The ectodomain of CD209 and CD209L is composed of the neck region followed by the CRD. These domains also represent the most distinct and functional features of these two receptors. The neck region which is a repeat of 23 amino acids (Figure 2B), is involved in protein dimerization/oligomerization, and may also contribute to increased pathogen recognition and concentration of pathogens at the cell surface. The neck region forms an α-helical coiled-coil fold that is thought to stabilize the oligomerization of CD20 family proteins. The presence of CRD on the ectodomain is paramount to recognition of mannose, fucose- or galactose-containing structures on the pathogens and the cellular ligands by CD209 and CD209L. It is thought that within the CRD a highly conserved EPN motif (Glu-Pro-Asn) is responsible for recognition of mannose, fucose- or galactose-containing structures. Yet, despite a high degree of homology of the amino acid residues in the CRD of CD209L and CD209, there is evidence for differential recognition of oligosaccharide structures by these receptors. For example, CD209L appears to prefer mannose oligosaccharides but not fucose-containing carbohydrates such as LewisX (LeX) glycans . Interestingly, a recent analysis revealed that N-glycosylation of SARS-CoV-2 spike protein is largely oligomannose-type glycans, which may account for the strong binding of SARS-CoV-2 spike protein with CD209L and CD209. Furthermore, while the ectodomain of CD209L contains two N-glycosylation sequons, at sites N92 and N361 (Figure 2B), only N92 is occupied.
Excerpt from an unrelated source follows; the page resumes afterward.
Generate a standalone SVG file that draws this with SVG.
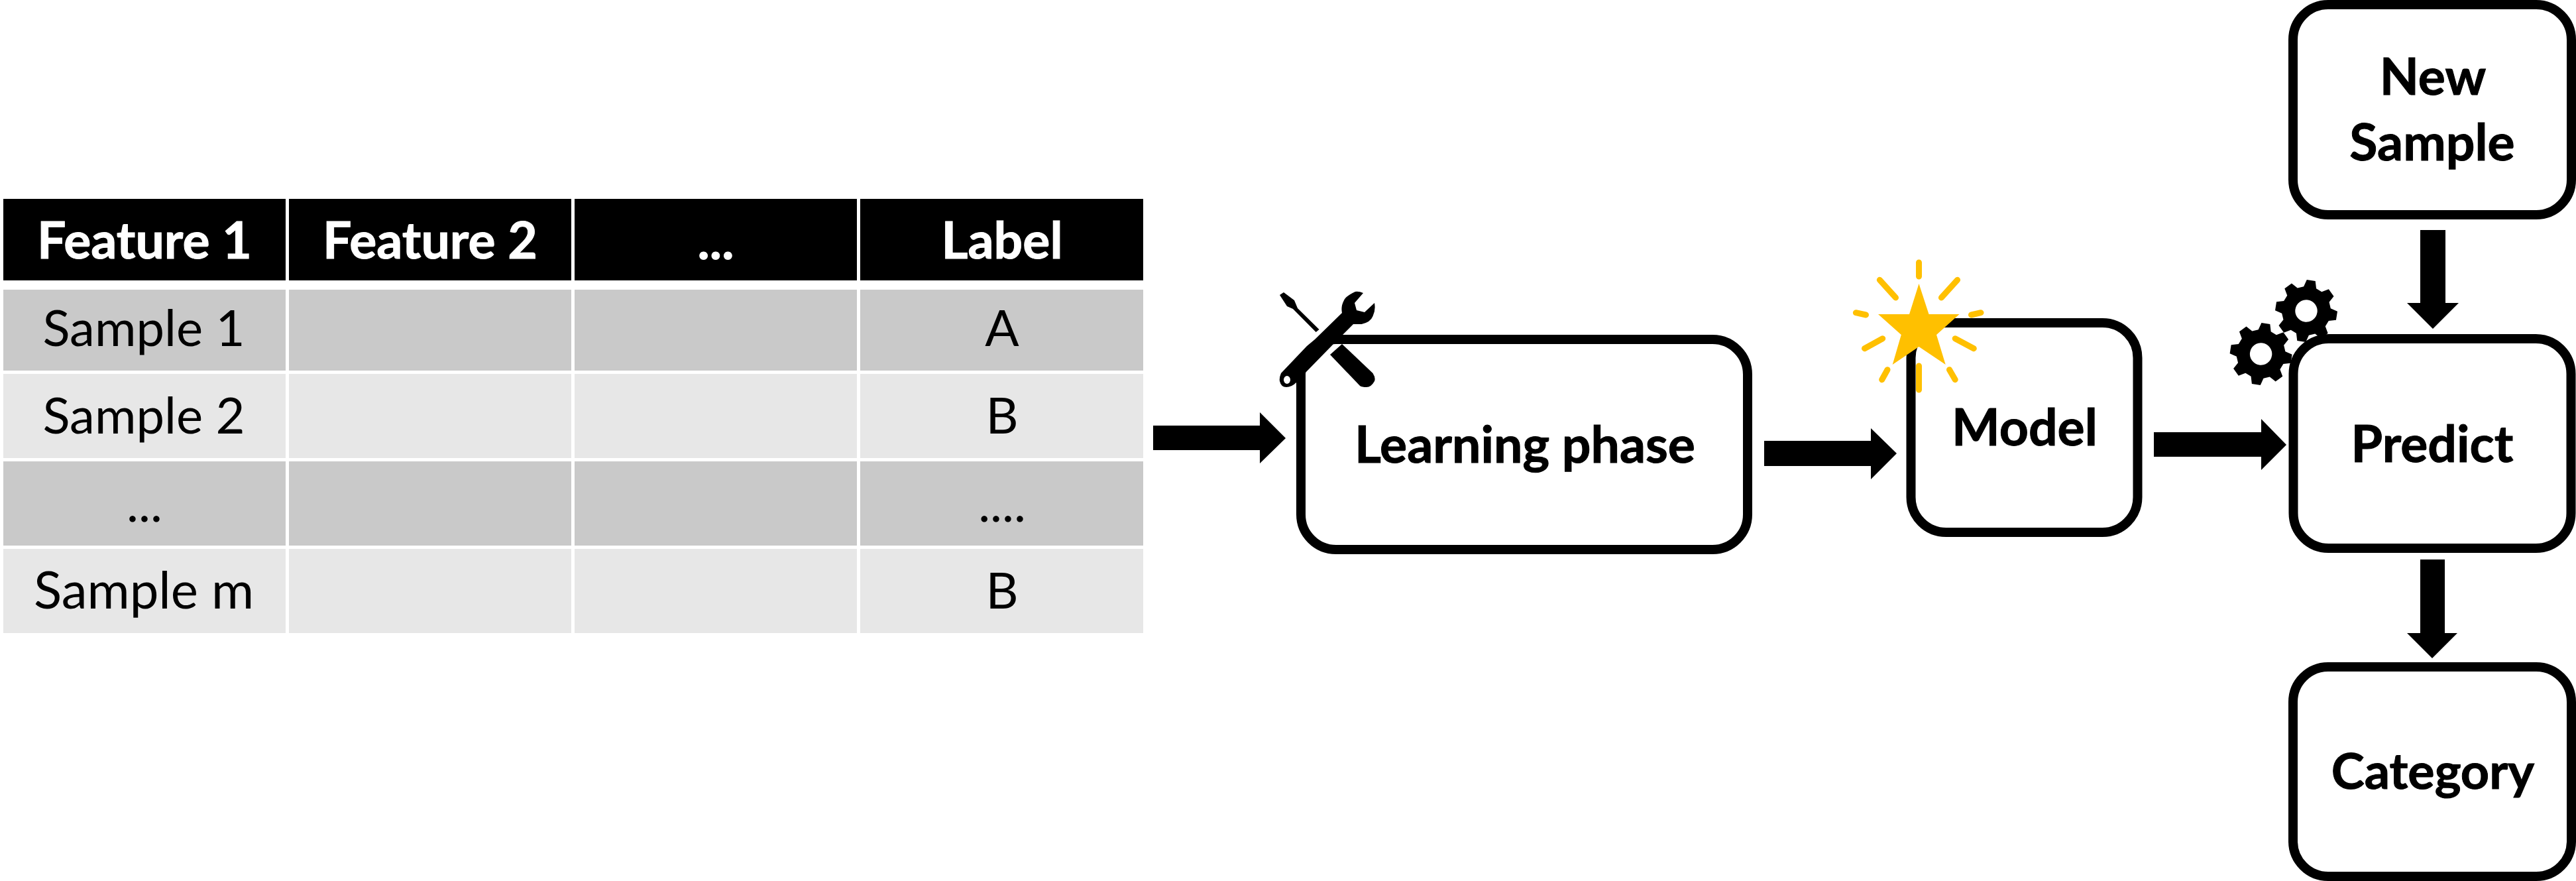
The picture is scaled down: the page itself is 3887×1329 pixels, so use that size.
<svg xmlns="http://www.w3.org/2000/svg" xmlns:xlink="http://www.w3.org/1999/xlink" width="3887" height="1329" viewBox="0 0 3887 1329">
<style>
.box{fill:#fff;stroke:#000;stroke-width:14}
.t{font-family:"Lato","Open Sans",sans-serif;font-size:76px;text-anchor:middle;fill:#000}
.b{font-weight:700;font-size:77px;stroke:#000;stroke-width:1}
.b.w{stroke:#fff}
.w{fill:#fff}
.h{fill:#000}.d{fill:#C9C9C9}.l{fill:#E7E7E7}
.ray{stroke:#FFC000;stroke-width:9;stroke-linecap:round;fill:none}
</style>
<defs>
<path id="gear" fill-rule="evenodd" d="M35.74-9.58L46.54-6.54 46.54 6.54 35.74 9.58 32.04 18.5 37.54 28.29 28.29 37.54 18.5 32.04 9.58 35.74 6.54 46.54-6.54 46.54-9.58 35.74-18.5 32.04-28.29 37.54-37.54 28.29-32.04 18.5-35.74 9.58-46.54 6.54-46.54-6.54-35.74-9.58-32.04-18.5-37.54-28.29-28.29-37.54-18.5-32.04-9.58-35.74-6.54-46.54 6.54-46.54 9.58-35.74 18.5-32.04 28.29-37.54 37.54-28.29 32.04-18.5ZM16.7 0A16.7 16.7 0 1 0-16.7 0 16.7 16.7 0 1 0 16.7 0Z"/>
</defs>
<rect width="3887" height="1329" fill="#fff"/>
<g id="table">
<rect class="h" x="5" y="300" width="426" height="123"/><rect class="h" x="436" y="300" width="426" height="123"/><rect class="h" x="867" y="300" width="426" height="123"/><rect class="h" x="1298" y="300" width="427" height="123"/>
<rect class="d" x="5" y="437" width="426" height="122"/><rect class="d" x="436" y="437" width="426" height="122"/><rect class="d" x="867" y="437" width="426" height="122"/><rect class="d" x="1298" y="437" width="427" height="122"/>
<rect class="l" x="5" y="564" width="426" height="127"/><rect class="l" x="436" y="564" width="426" height="127"/><rect class="l" x="867" y="564" width="426" height="127"/><rect class="l" x="1298" y="564" width="427" height="127"/>
<rect class="d" x="5" y="696" width="426" height="127"/><rect class="d" x="436" y="696" width="426" height="127"/><rect class="d" x="867" y="696" width="426" height="127"/><rect class="d" x="1298" y="696" width="427" height="127"/>
<rect class="l" x="5" y="828" width="426" height="127"/><rect class="l" x="436" y="828" width="426" height="127"/><rect class="l" x="867" y="828" width="426" height="127"/><rect class="l" x="1298" y="828" width="427" height="127"/>
<text class="t b w" x="218" y="390">Feature 1</text><text class="t b w" x="649" y="390">Feature 2</text><text class="t b w" x="1080" y="391">...</text><text class="t b w" x="1512" y="390">Label</text>
<text class="t" x="217" y="522">Sample 1</text><text class="t" x="1512" y="522">A</text>
<text class="t" x="217" y="654">Sample 2</text><text class="t" x="1512" y="654">B</text>
<text class="t" x="218" y="787">...</text><text class="t" x="1512" y="787">....</text>
<text class="t" x="217" y="918" style="font-size:78px">Sample m</text><text class="t" x="1512" y="918">B</text>
</g>
<g id="connectors">
<path d="M1740 642H1901V622L1940 661 1901 699V679H1740Z"/>
<path d="M2662 665H2823V646L2862 684 2823 723V703H2662Z"/>
<path d="M3250 652H3412V632L3450 671 3412 709V689H3250Z"/>
<path d="M3652 347H3690V457H3710L3671 496 3632 457H3652Z"/>
<path d="M3652 844H3689V955H3708L3670 993 3632 955H3652Z"/>
</g>
<g id="learning"><rect class="box" x="1963" y="512" width="674" height="317" rx="53"/><text class="t b" x="2301" y="698">Learning phase</text>
<path d="M1931 445L1937 441 1953 453 1958 465 1990.5 497 1985.7 501 1951 466 1942 462Z"/>
<path d="M2007 535L2025 519 2071.5 563Q2076 570 2074 575 2069 584 2062 584 2055 584 2052 582Z"/>
<path fill-rule="evenodd" d="M2057 442Q2050 439 2045 440 2030 447 2028 453 2023 462 2025 472L1984 512 1972 522 1933 563Q1930 570 1931 575 1933 584 1941 584 1949 584 1956 577L1970 562 2011 520 2042 489H2054.5Q2068 486 2071.5 477 2076 468 2074 457L2059 471 2047 468 2044 457ZM1947 573A5 6 0 1 0 1937 573 5 6 0 1 0 1947 573Z"/>
</g>
<g id="model"><rect class="box" x="2883.5" y="487" width="342" height="316" rx="53"/><text class="t b" x="3055" y="672">Model</text>
<path fill="#FFC000" d="M2895.5 428L2910.5 474H2956.5L2922 505 2935.7 550 2895.5 523 2855.7 550 2868.8 505 2834 474H2881Z"/>
<path class="ray" d="M2895.5 396V417M2836.3 422.3L2860.5 449M2953.6 422.3L2929.4 449M2800.4 471.7L2815.5 475M2989 471.7L2974.5 475M2840.7 510.7L2813.5 525.7M2950.2 510.7L2978.3 525.7M2895.5 552V588M2848 557.7L2839.7 572.7M2941.5 557.7L2950.2 572.7"/>
</g>
<g id="predict"><rect class="box" x="3460.5" y="511" width="419" height="316" rx="53"/><text class="t b" x="3670" y="697">Predict</text>
<use xlink:href="#gear" transform="translate(3480 469) rotate(9)"/><use xlink:href="#gear" transform="translate(3411.6 534) rotate(9)"/>
</g>
<g id="new-sample"><rect class="box" x="3460" y="7" width="420" height="317" rx="53"/><text class="t b" x="3671" y="143">New</text><text class="t b" x="3670" y="242">Sample</text></g>
<g id="category"><rect class="box" x="3460" y="1006" width="420" height="316" rx="53"/><text class="t b" x="3671" y="1190" style="font-size:75.5px">Category</text></g>
</svg>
Curiously, removal of N-glycosylation on the CD209L increases the binding of CD209L with the SARS-CoV-2 spike protein, suggesting that N-glycosylation of CD209L may generate a hindrance for the CRD-mediated glycoprotein interaction and may have impact in virus tropism and transmissibility in vivo. A similar hindering mechanism for ligand-receptor interaction by N-glycosylation was reported for an unrelated receptor tyrosine kinase, vascular endothelial receptor-2 (VEGFR-2) interaction with its ligand . Another important, yet poorly understood aspect of CD209 family proteins is their cytoplasmic N-terminus domain, which is vital for their signal transduction relays. To date, there is no evidence for potential posttranslational modifications (PTMs) or a direct protein interaction between the cytoplasmic N-terminus domains of CD209L and CD209 with the signaling proteins. Unlike many of their counterpart receptors, the cytoplasmic N-terminus domains of CD209L and CD209 contain no conserved immunoreceptor tyrosine-based inhibitory (ITIM, V/IXYXXL/I/V) motif, which interacts with the Src-homology 2 (SH2) domain containing proteins . While, the cytoplasmic N-terminus domains of CD209L contains no tyrosine residue, the cytoplasmic N-terminus domain of CD209 contains one tyrosine residue with a weak sequence homology to ITIM motif (Figure 2B). But, there is no experimental evidence whether the key tyrosine (Y31) residue is phosphorylated and recruits any SH2 domain signaling proteins to CD209. Furthermore, there are multiple serine/threonine residues (four on the CD209 and 8 on the CD209L) on the cytoplasmic N-terminus domains of CD209L and CD209 (Figure 2B), which potentially could be phosphorylated. Similarly, there are multiple lysine (K) residues on the cytoplasmic N-terminus domain of CD209L and CD209 with potential to undergo ubiquitination. In particular, K5, which is conserved both in CD209L and CD209, has a high probability to be ubiquitinated. Ubiquitin modification regulates both proteolytic and non-proteolytic functions of proteins.